The International Commission for the Conservation of Atlantic Tunas is responsible for the conservation of tunas and tuna-like species in the Atlantic Ocean and adjacent seas. The organization was established at a Conference of Plenipotentiaries, which prepared and adopted the International Convention for the Conservation of Atlantic Tunas [download the Basic Texts, including the Convention, 389Kb], signed in Rio de Janeiro, Brazil, in 1966. After a ratification process, the Convention entered formally into force in 1969.
The official languages of ICCAT are English, French and Spanish.
About 30 species are of direct concern to ICCAT: Atlantic bluefin (Thunnus thynnus thynnus), skipjack (Katsuwonus pelamis), yellowfin (Thunnus albacares), albacore (Thunnus alalunga) and bigeye tuna (Thunnus obesus); swordfish (Xiphias gladius); billfishes such as white marlin (Tetrapturus albidus), blue marlin (Makaira nigricans), sailfish (Istiophorus albicans) and spearfish (Tetrapturus pfluegeri); mackerels such as spotted Spanish mackerel (Scomberomorus maculatus) and king mackerel (Scomberomorus cavalla); and, small tunas like black skipjack (Euthynnus alletteratus), frigate tuna (Auxis thazard), and Atlantic bonito (Sarda sarda).

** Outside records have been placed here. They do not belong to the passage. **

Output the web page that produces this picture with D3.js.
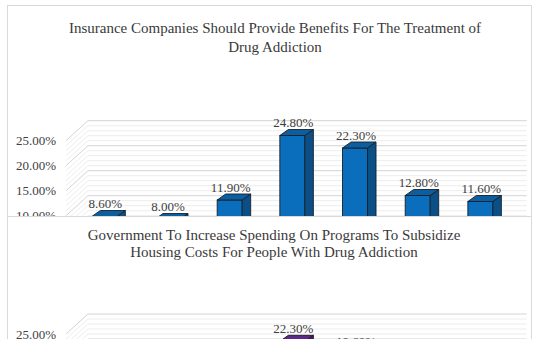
<!DOCTYPE html>
<html>
<head>
<meta charset="utf-8">
<script src="https://cdn.jsdelivr.net/npm/d3@7/dist/d3.min.js"></script>
<style>
  html, body { margin: 0; padding: 0; background: #fff; }
  svg { display: block; }
  text { font-family: "Liberation Serif", "Times New Roman", serif; }
</style>
</head>
<body>
<svg id="chart" width="540" height="339"></svg>
<script>
// Seven-point agreement scale shared by both survey charts
const categories = [
  "Strongly Disagree", "Disagree", "Somewhat Disagree",
  "Neutral", "Somewhat Agree", "Agree", "Strongly Agree"
];

// Share of respondents per answer
const insuranceValues = [0.086, 0.080, 0.119, 0.248, 0.223, 0.128, 0.116];
const housingValues   = [0.091, 0.084, 0.126, 0.223, 0.196, 0.132, 0.110];

// Value-axis labels
const yTickValues = [0, 0.05, 0.10, 0.15, 0.20, 0.25];

const insuranceTitle = [
  "Insurance Companies Should Provide Benefits  For The Treatment of",
  "Drug Addiction"
];
const housingTitle = [
  "Government To Increase Spending On Programs To Subsidize",
  "Housing Costs For People With Drug Addiction"
];

const svg = d3.select("#chart");
const fmt = d3.format(".2%");

// Pseudo-3D column chart: a front plane carrying the value axis,
// a receding floor/side wall and boxed columns set into the depth.
function drawChart(cfg) {
  const g = svg.append("g");

  // panel frame
  g.append("rect")
    .attr("x", 7.5).attr("y", cfg.panelTop + 0.5)
    .attr("width", 524).attr("height", 400)
    .attr("fill", "#fff").attr("stroke", "#d9d9d9").attr("stroke-width", 1);

  // title
  g.append("g").selectAll("text").data(cfg.title).join("text")
    .attr("x", cfg.titleX)
    .attr("y", (d, i) => cfg.titleY + i * cfg.titleGap)
    .attr("text-anchor", "middle")
    .attr("font-size", 15)
    .attr("fill", "#3a3a3a")
    .text(d => d);

  const depth = { dx: 22, dy: -20 };      // full depth of floor / wall
  const barIn = { dx: 7, dy: -6.2 };      // column front offset inside depth
  const barD  = { dx: 8.5, dy: -6 };      // column thickness
  const barW = 25;

  const x = d3.scaleBand().domain(categories).range([66, 504.7]);
  const y = d3.scaleLinear().domain([0, 0.25])
    .range([cfg.y25 + 0.25 * cfg.k * 100, cfg.y25]);

  // gridlines: minor every 1 %, major every 5 %
  const grid = d3.range(0, 26).map(i => i / 100);
  g.append("g").selectAll("path").data(grid).join("path")
    .attr("d", v => {
      const yy = y(v);
      return `M66,${yy}L${66 + depth.dx},${yy + depth.dy}L${504.7 + depth.dx},${yy + depth.dy}`;
    })
    .attr("fill", "none")
    .attr("stroke", v => Math.round(v * 100) % 5 === 0 ? "#d4d4d4" : "#ededed")
    .attr("stroke-width", 1);

  // value axis labels
  const axis = d3.axisLeft(y).tickValues(yTickValues).tickFormat(fmt)
    .tickSize(0).tickPadding(0);
  const ax = g.append("g").attr("transform", "translate(56,0)").call(axis);
  ax.select(".domain").remove();
  ax.selectAll("text")
    .attr("font-family", "Liberation Serif, Times New Roman, serif")
    .attr("font-size", 13).attr("fill", "#404040");

  // columns
  const bars = g.append("g").selectAll("g").data(cfg.values).join("g");
  bars.each(function (v, i) {
    const b = d3.select(this);
    const xf = x(categories[i]) + (x.bandwidth() - barW) / 2 + barIn.dx;
    const yt = y(v) + barIn.dy;
    const yb = y(0) + barIn.dy;
    b.append("rect")
      .attr("x", xf).attr("y", yt).attr("width", barW).attr("height", yb - yt)
      .attr("fill", cfg.colors.front).attr("stroke", cfg.colors.edge).attr("stroke-width", 0.9);
    b.append("path")
      .attr("d", `M${xf + barW},${yt}L${xf + barW + barD.dx},${yt + barD.dy}L${xf + barW + barD.dx},${yb + barD.dy}L${xf + barW},${yb}Z`)
      .attr("fill", cfg.colors.side).attr("stroke", cfg.colors.edge).attr("stroke-width", 0.9);
    b.append("path")
      .attr("d", `M${xf},${yt}L${xf + barD.dx},${yt + barD.dy}L${xf + barW + barD.dx},${yt + barD.dy}L${xf + barW},${yt}Z`)
      .attr("fill", cfg.colors.top).attr("stroke", cfg.colors.edge).attr("stroke-width", 0.9);
    b.append("text")
      .attr("x", xf + barW / 2 + 1)
      .attr("y", yt + barD.dy - 2.5)
      .attr("text-anchor", "middle")
      .attr("font-size", 13).attr("fill", "#404040")
      .text(fmt(v));
  });
}

drawChart({
  panelTop: 5,
  title: insuranceTitle,
  titleX: 275, titleY: 33, titleGap: 19,
  values: insuranceValues,
  y25: 140.7, k: 5,
  colors: { front: "#0a6ebd", side: "#0b4f86", top: "#0d5e9f", edge: "#15202b" }
});

drawChart({
  panelTop: 216,
  title: housingTitle,
  titleX: 274, titleY: 239.5, titleGap: 17.5,
  values: housingValues,
  y25: 334, k: 5,
  colors: { front: "#7030a0", side: "#4b1f6e", top: "#5e2889", edge: "#1e1426" }
});
</script>
</body>
</html>
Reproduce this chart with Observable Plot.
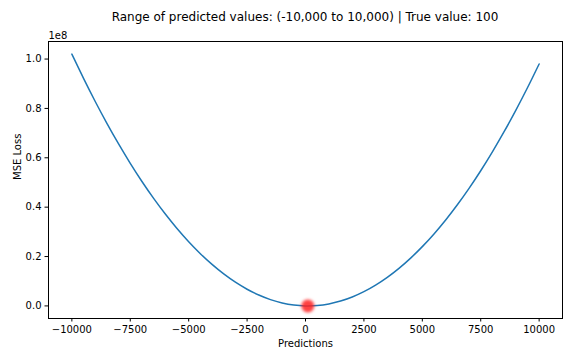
<!DOCTYPE html>
<html>
<head>
<meta charset="utf-8">
<script src="https://cdn.jsdelivr.net/npm/d3@7"></script>
<script src="https://cdn.jsdelivr.net/npm/@observablehq/plot@0.6"></script>
<style>
  body { margin: 0; background: #fff; }
  #wrap { width: 576px; height: 360px; font-family: "DejaVu Sans", sans-serif; }
  #title { height: 30px; position: relative; font-size: 12px; color: #000; }
  #title span { position: absolute; left: 305px; top: 10px; transform: translateX(-50%); white-space: nowrap; }
</style>
</head>
<body>
<div id="wrap">
  <div id="title"><span>Range of predicted values: (-10,000 to 10,000) | True value: 100</span></div>
  <div id="chart"></div>
</div>
<script>
// Predictions (x) and MSE loss (in millions)
const predictions = [-10000,-9500,-9000,-8500,-8000,-7500,-7000,-6500,-6000,-5500,-5000,-4500,-4000,-3500,-3000,-2500,-2000,-1500,-1000,-500,0,500,1000,1500,2000,2500,3000,3500,4000,4500,5000,5500,6000,6500,7000,7500,8000,8500,9000,9500,10000];
const lossMillions = [102.01,92.16,82.81,73.96,65.61,57.76,50.41,43.56,37.21,31.36,26.01,21.16,16.81,12.96,9.61,6.76,4.41,2.56,1.21,0.36,0.01,0.16,0.81,1.96,3.61,5.76,8.41,11.56,15.21,19.36,24.01,29.16,34.81,40.96,47.61,54.76,62.41,70.56,79.21,88.36,98.01];
const trueValue = [100];
const trueLoss = [0];
const xTicks = [-10000,-7500,-5000,-2500,0,2500,5000,7500,10000];
const yTicks = [0,0.2e8,0.4e8,0.6e8,0.8e8,1.0e8];

const data = predictions.map((p, i) => ({x: p, y: lossMillions[i] * 1e6}));
const truth = trueValue.map((v, i) => ({x: v, y: trueLoss[i]}));

const chart = Plot.plot({
  width: 576,
  height: 330,
  marginTop: 11,
  marginBottom: 42,
  marginLeft: 48,
  marginRight: 14,
  style: {fontFamily: "DejaVu Sans, sans-serif", fontSize: "10px", color: "#000", background: "#fff"},
  x: {domain: [-11000, 11000]},
  y: {domain: [-0.051e8, 1.0711e8]},
  marks: [
    Plot.line(data, {x: "x", y: "y", stroke: "#1f77b4", strokeWidth: 1.5, curve: "natural"}),
    Plot.dot(truth, {x: "x", y: "y", r: 6.5, fill: "#ff2020", fillOpacity: 0.85, stroke: "none", imageFilter: "blur(1.6px)"}),
    Plot.frame({stroke: "#000", strokeWidth: 1}),
    Plot.axisX({ticks: xTicks, tickSize: 3.5, tickPadding: 3.5, label: null,
      tickFormat: d => d < 0 ? "\u2212" + Math.abs(d) : String(d)}),
    Plot.axisY({ticks: yTicks, tickSize: 3.5, tickPadding: 3.5, label: null,
      tickFormat: d => (d / 1e8).toFixed(1)}),
    Plot.text(["1e8"], {frameAnchor: "top-left", textAnchor: "start", lineAnchor: "bottom", dy: -3}),
    Plot.text(["Predictions"], {frameAnchor: "bottom", lineAnchor: "middle", dy: 25}),
    Plot.text(["MSE Loss"], {frameAnchor: "left", rotate: -90, lineAnchor: "middle", dx: -31})
  ]
});
document.getElementById("chart").appendChild(chart);
</script>
</body>
</html>
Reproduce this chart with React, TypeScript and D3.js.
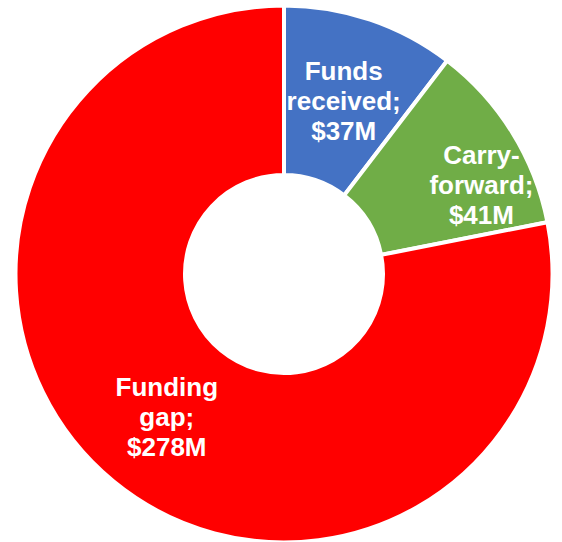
import React from "react";
import * as d3 from "d3";

const categories = ["Funds received", "Carry-forward", "Funding gap"];
const values = [37, 41, 278];
const labelLines = [
  ["Funds", "received;", "$37M"],
  ["Carry-", "forward;", "$41M"],
  ["Funding", "gap;", "$278M"],
];
const colors = ["#4472C4", "#70AD47", "#FF0000"];
const labelOffsets: [number, number][] = [
  [1, 0],
  [42, 8],
  [-1, 2],
];

const W = 562;
const H = 542;
const cx = 284;
const cy = 274;
const outerR = 268.5;
const innerR = 99;
const labelR = 183;

export default function App() {
  const data = categories.map((c, i) => ({ name: c, value: values[i], i }));
  const pie = d3
    .pie<any>()
    .sort(null)
    .value((d: any) => d.value);
  const arcs = pie(data);
  const arcGen = d3.arc<any>().innerRadius(innerR).outerRadius(outerR);
  const labelArc = d3.arc<any>().innerRadius(labelR).outerRadius(labelR);

  return (
    <svg
      width={W}
      height={H}
      style={{ position: "absolute", left: 0, top: 0, background: "#fff" }}
    >
      <g transform={`translate(${cx},${cy})`}>
        {arcs.map((a, i) => (
          <path
            key={i}
            d={arcGen(a) as string}
            fill={colors[i]}
            stroke="#fff"
            strokeWidth={4}
            strokeLinejoin="miter"
          />
        ))}
        {arcs.map((a, i) => {
          const [x, y] = labelArc.centroid(a);
          const lx = x + labelOffsets[i][0];
          const ly = y + labelOffsets[i][1];
          return (
            <text
              key={"t" + i}
              x={lx}
              y={ly}
              textAnchor="middle"
              fill="#fff"
              fontFamily="'Liberation Sans', Arial, sans-serif"
              fontWeight="bold"
              fontSize={26}
            >
              {labelLines[i].map((line, j) => (
                <tspan key={j} x={lx} y={ly + 9 + (j - 1) * 30}>
                  {line}
                </tspan>
              ))}
            </text>
          );
        })}
      </g>
    </svg>
  );
}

Through the Convention, it is established that ICCAT is the only fisheries organization that can undertake the range of work required for the study and management of tunas and tuna-like fishes in the Atlantic. Such studies include research on biometry, ecology, and oceanography, with a principal focus on the effects of fishing on stock abundance. The Commission's work requires the collection and analysis of statistical information relative to current conditions and trends of the fishery resources in the Convention area. The Commission also undertakes work in the compilation of data for other fish species that are caught during tuna fishing ("bycatch", principally sharks) in the Convention area, and which are not investigated by another international fishery organization.